October is a time for witches, bats and pumpkins. And this Halloween season has added an odd twist to the Lee triple muder trial… bats in the courthouse.

After six years, the trial of Lowndes County triple murder suspect Deandra Marquis Lee began with start of the jury selection process on Tuesday, Oct. 9 at the Lowndes County Courthouse.

However, as jury selection is still ongoing in the case, and the courtroom has been closed due to an infestation of bats in the Lowndes County Courthouse, jury selection is continuing in the Lowndes County Commission Chambers of the Charles Smith Senior Courthouse Annex across the street.

Lowndes County Commission Chairman Carnell McAlpine said on Wednesday, Oct. 17, that about 10 days ago a county maintenance person discovered bats in the attic of the Lowndes County Courthouse.

McAlpine said a company (Alabama Wildlife Pro of Alabaster) began working to get rid of the bats, but “Some undoubted seeped through and got down into the courtroom. And it has an odor in it.”

McAlpine said it was hoped that the bats would be out in time for the trial, but the company is expected to return today (Thursday, Oct. 18) to continue it’s efforts to rid the courtroom of the bats.

According to county personnel, the courthouse annex was first used Tuesday, Oct. 16 for jury selection.

At this point, jury selection has been ongoing, according to the Lowndes County Circuit Clerk’s office trial is expected to begin either this afternoon, (Thursday, Oct. 18) or on Friday, Oct. 19.

According to court documents, on Wednesday, Feb. 28, Lowndes County Circuit Court Judge Terri Bozeman Lovell issued a court order setting the triple murder trial of suspect Deandra Marquis Lee for Tuesday, Oct. 9.

June 5, 2018 marked the six-year anniversary of the this case.

On June 5, 2012, the bodies of 9-year-old twins Jordan and Taylor Dejerinett from Montgomery and their 73-year-old caretaker Jack Mac Girdner of Hope Hull were discovered by the Lowndes County Sheriff’s Office and the Alabama Bureau of Investigation on a dirt road off Alabama Highway 21 near Hayneville, three miles south of U.S. Highway 80.

The three had been reported missing on June 4, 2012.
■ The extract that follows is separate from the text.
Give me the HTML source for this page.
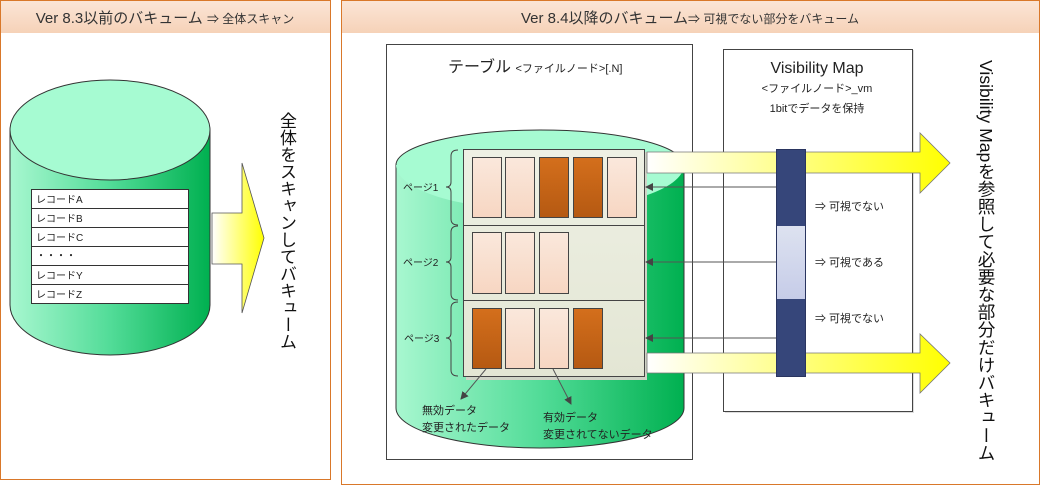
<!DOCTYPE html>
<html><head><meta charset="utf-8"><style>
body{margin:0;width:1047px;height:489px;background:#fff;position:relative;overflow:hidden;font-family:"Liberation Sans","Noto Sans CJK JP",sans-serif}
svg{position:absolute;left:0;top:0}
.v{position:absolute;writing-mode:vertical-rl;font-family:"Liberation Sans","Noto Sans CJK JP",sans-serif;color:#111;white-space:nowrap}
</style></head><body>
<svg width="1047" height="489" viewBox="0 0 1047 489" font-family="Liberation Sans, Noto Sans CJK JP, sans-serif">
<defs>
<linearGradient id="hd" x1="0" y1="0" x2="0" y2="1"><stop offset="0" stop-color="#fbe5d6"/><stop offset="1" stop-color="#f6d2b8"/></linearGradient>
<linearGradient id="cy" x1="0" y1="0" x2="1" y2="0"><stop offset="0" stop-color="#a8f7d0"/><stop offset="0.5" stop-color="#52dc98"/><stop offset="1" stop-color="#00b050"/></linearGradient>
<linearGradient id="ya" x1="0" y1="0" x2="1" y2="0"><stop offset="0" stop-color="#ffffff"/><stop offset="1" stop-color="#ffff00"/></linearGradient>
<linearGradient id="lc" x1="0" y1="0" x2="0" y2="1"><stop offset="0" stop-color="#fae8dc"/><stop offset="1" stop-color="#f7d6c2"/></linearGradient>
<linearGradient id="dc" x1="0" y1="0" x2="0" y2="1"><stop offset="0" stop-color="#d46f1c"/><stop offset="1" stop-color="#b55912"/></linearGradient>
<linearGradient id="pg" x1="0" y1="0" x2="0" y2="1"><stop offset="0" stop-color="#eef0e4"/><stop offset="1" stop-color="#e3e6d4"/></linearGradient>
<linearGradient id="lb" x1="0" y1="0" x2="0" y2="1"><stop offset="0" stop-color="#dde2f0"/><stop offset="1" stop-color="#c6cce8"/></linearGradient>
<marker id="ah" markerWidth="8" markerHeight="8" refX="7" refY="4" orient="auto" markerUnits="userSpaceOnUse"><path d="M0,0 L8,4 L0,8 Z" fill="#444"/></marker>
</defs>
<rect x="0.5" y="0.5" width="330" height="479" fill="#fff" stroke="#d9782a"/>
<rect x="1" y="1" width="329" height="32" fill="url(#hd)"/>
<text x="165" y="23" text-anchor="middle" font-size="15" fill="#333">Ver 8.3以前のバキューム <tspan font-size="12">⇒ 全体スキャン</tspan></text>
<path d="M10,130 L10,305 A100,50 0 0 0 210,305 L210,130 Z" fill="url(#cy)" stroke="#333"/>
<ellipse cx="110" cy="130" rx="100" ry="50" fill="#a6fbd2" stroke="#333"/>
<g font-size="10" fill="#222">
<rect x="31.5" y="189.5" width="157" height="114" fill="#fff" stroke="#333"/>
<line x1="31" y1="208.5" x2="188" y2="208.5" stroke="#333"/><line x1="31" y1="227.5" x2="188" y2="227.5" stroke="#333"/><line x1="31" y1="246.5" x2="188" y2="246.5" stroke="#333"/><line x1="31" y1="265.5" x2="188" y2="265.5" stroke="#333"/><line x1="31" y1="284.5" x2="188" y2="284.5" stroke="#333"/>
<text x="36" y="203">レコードA</text><text x="36" y="222">レコードB</text><text x="36" y="241">レコードC</text><text x="36" y="259">・・・・</text><text x="36" y="279">レコードY</text><text x="36" y="298">レコードZ</text>
</g>
<path d="M212,213 L242,213 L242,163 L264,238 L242,313 L242,264 L212,264 Z" fill="url(#ya)" stroke="#555" stroke-width="0.8"/>
<rect x="341.5" y="0.5" width="698" height="484" fill="#fff" stroke="#d9782a"/>
<rect x="342" y="1" width="697" height="32" fill="url(#hd)"/>
<text x="690" y="23" text-anchor="middle" font-size="15" fill="#333">Ver 8.4以降のバキューム<tspan font-size="12">⇒ 可視でない部分をバキューム</tspan></text>
<rect x="386.5" y="44.5" width="306" height="415" fill="#fff" stroke="#444"/>
<text x="448" y="72" font-size="16" fill="#222">テーブル <tspan font-size="11">&lt;ファイルノード&gt;[.N]</tspan></text>
<path d="M396,165 L396,408 A144,40 0 0 0 684,408 L684,165 Z" fill="url(#cy)" stroke="#333"/>
<path d="M396,165 A144,35 0 0 1 684,165 A144,45 0 0 1 396,165Z" fill="#a6fbd2"/>
<path d="M396,165 A144,35 0 0 1 684,165" fill="none" stroke="#333"/>
<rect x="725" y="50" width="189" height="363" fill="#ddd"/>
<rect x="723.5" y="49.5" width="189" height="362" fill="#fff" stroke="#444"/>
<text x="817" y="73" text-anchor="middle" font-size="16" fill="#222">Visibility Map</text>
<text x="817" y="92" text-anchor="middle" font-size="11" fill="#222">&lt;ファイルノード&gt;_vm</text>
<text x="817" y="112" text-anchor="middle" font-size="11" fill="#222">1bitでデータを保持</text>
<rect x="466" y="152" width="181" height="228" fill="#cfd3c6"/>
<rect x="463.5" y="149.5" width="181" height="227" fill="url(#pg)" stroke="#444"/>
<line x1="463" y1="225.5" x2="644" y2="225.5" stroke="#444"/><line x1="463" y1="300.5" x2="644" y2="300.5" stroke="#444"/>
<g stroke="#444">
<rect x="472.5" y="157.5" width="29" height="60" fill="url(#lc)"/><rect x="505.5" y="157.5" width="29" height="60" fill="url(#lc)"/><rect x="539.5" y="157.5" width="29" height="60" fill="url(#dc)"/><rect x="573.5" y="157.5" width="29" height="60" fill="url(#dc)"/><rect x="607.5" y="157.5" width="29" height="60" fill="url(#lc)"/>
<rect x="472.5" y="232.5" width="29" height="61" fill="url(#lc)"/><rect x="505.5" y="232.5" width="29" height="61" fill="url(#lc)"/><rect x="539.5" y="232.5" width="29" height="61" fill="url(#lc)"/>
<rect x="472.5" y="308.5" width="29" height="60" fill="url(#dc)"/><rect x="505.5" y="308.5" width="29" height="60" fill="url(#lc)"/><rect x="539.5" y="308.5" width="29" height="60" fill="url(#lc)"/><rect x="573.5" y="308.5" width="29" height="60" fill="url(#dc)"/>
</g>
<g fill="none" stroke="#444">
<path d="M458,150 Q451,150 451,156 L451,182 Q451,187 446,187 Q451,187 451,192 L451,219 Q451,225 458,225"/>
<path d="M458,226 Q451,226 451,232 L451,257 Q451,262 446,262 Q451,262 451,267 L451,294 Q451,300 458,300"/>
<path d="M458,302 Q451,302 451,308 L451,333 Q451,338 446,338 Q451,338 451,343 L451,370 Q451,376 458,376"/>
</g>
<g font-size="10" fill="#222"><text x="403" y="191">ページ1</text><text x="403" y="266">ページ2</text><text x="404" y="342">ページ3</text></g>
<line x1="486" y1="369" x2="461" y2="399" stroke="#555" marker-end="url(#ah)"/>
<line x1="553" y1="369" x2="571" y2="404" stroke="#555" marker-end="url(#ah)"/>
<g font-size="11" fill="#222"><text x="422" y="414">無効データ</text><text x="422" y="431">変更されたデータ</text><text x="543" y="421">有効データ</text><text x="543" y="438">変更されてないデータ</text></g>
<path d="M647,152 L920,152 L920,133 L950,163 L920,193 L920,173 L647,173 Z" fill="url(#ya)" stroke="#777" stroke-width="0.8"/>
<path d="M647,353 L920,353 L920,334 L950,363 L920,393 L920,373 L647,373 Z" fill="url(#ya)" stroke="#777" stroke-width="0.8"/>
<rect x="776.5" y="149.5" width="29" height="227" fill="#36467a" stroke="#2a3560"/>
<rect x="777" y="226" width="28" height="73" fill="url(#lb)"/>
<g stroke="#555"><line x1="776" y1="187" x2="646" y2="187" marker-end="url(#ah)"/><line x1="776" y1="262" x2="646" y2="262" marker-end="url(#ah)"/><line x1="776" y1="338" x2="646" y2="338" marker-end="url(#ah)"/></g>
<g font-size="11" fill="#222"><text x="815" y="210">⇒ 可視でない</text><text x="815" y="266">⇒ 可視である</text><text x="815" y="322">⇒ 可視でない</text></g>
</svg>
<div class="v" style="left:274px;top:112px;font-size:17px">全体をスキャンしてバキューム</div>
<div class="v" style="left:974px;top:60px;font-size:17.6px">Visibility Mapを参照して必要な部分だけバキューム</div>
</body></html>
A day after the bodies were found, the ABI confirmed they had recovered the missing 1998 white Mercedes, owned by Girdner. The car, which was missing all four of its doors, was discovered in the Minter community in south Dallas County.
Lee was captured June 9, 2012, in a small apartment in Selma, reportedly huddled in the room with a woman.

He was indicted for the murders by the July 2013 Lowndes County grand jury and pled not guilty to the murders in September of that same year.

Lee faces a total of six capital murder charges, three capital murder charges for the murder of the victims during a robbery, two capital murder charges for the killing of a child less than 14 and one capital murder charge for the killing of two or more people.

Lee was 22 at the time of the murders.

Lee is represented by attorneys Jerry L. Thornton and Robert Troy Teague. The case is being prosecuted by 2nd Judicial Circuit District Attorney Charlotte Tesmer.